Qalandiya, 7/2/2011, PM
On a cold and stormy winter afternoon, the pedestrian terminal at Qalandiya CP looks deserted. Almost no one is sitting in the northern shed and only the few remaining peddlers sit there with nothing to do, bent over and hugging themselves against the cold, waiting for what? Inside the CP only one passageway is active, with only a few people on line.

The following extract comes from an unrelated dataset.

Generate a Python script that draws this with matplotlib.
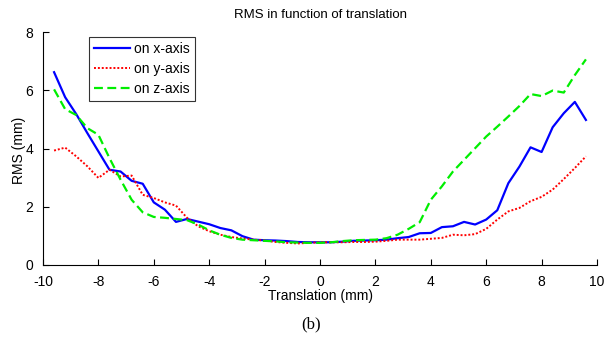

On the other hand, the DCO looks much busier. As was the case last week, we could see (through the bars) that there were people sitting and waiting in the shed, but when we tried to enter we found that the turnstile was locked. We went back and got on line in the active passageway. When we reached the Jerusalem side of the CP, we tried another turnstile there that leads to the DCO and local government offices. Surprisingly, it was not locked and so we got into the DCO shed. There were not that many people waiting (less than 10) and they managed rather quickly to enter the offices. We met a gentleman in his 50's or 60's who lives in the Dahiyat al Barid neighborhood and holds a Palestinian ID. He told us that he was out of the country at the time of the 6 Day War, when the Israeli government distributed IDs to residents of Jerusalem, working as a teacher in Algeria. When he returned in 1970 the authorities were no longer willing to issue blue resident IDs (although all his family held them). When the Wall was built, Palestinian residents of Dahiyat al Barid were given 2-year permits to live in their homes, but now the two years were up and he had come to Qalandiya to renew his permit. He told us that the permit allowed him to move between Dahiya and Qalandiya, but nowhere else in Jerusalem – he was imprisoned in a virtual cage. A day earlier his daughter, who lives in Silwan, phoned to tell him that she had fallen and broken a leg, but he couldn't visit her as his permit is not valid outside his neighborhood. This man had arrived quite late, just before 4 PM, and we worried that he would not be received by the DCO. But both he and a DCO officer assured us that the DCO is open until 5 PM and receives all those waiting in the shed (access to which closes at 4).
We remained at Qalandiya until just before 5 PM and returned to Jerusalem via Lil/Jabba and Hizmeh CPs. At Lil the soldiers were snugly tucked into their positions, out of the cold and rain. Traffic was flowing. In Hizmeh as well.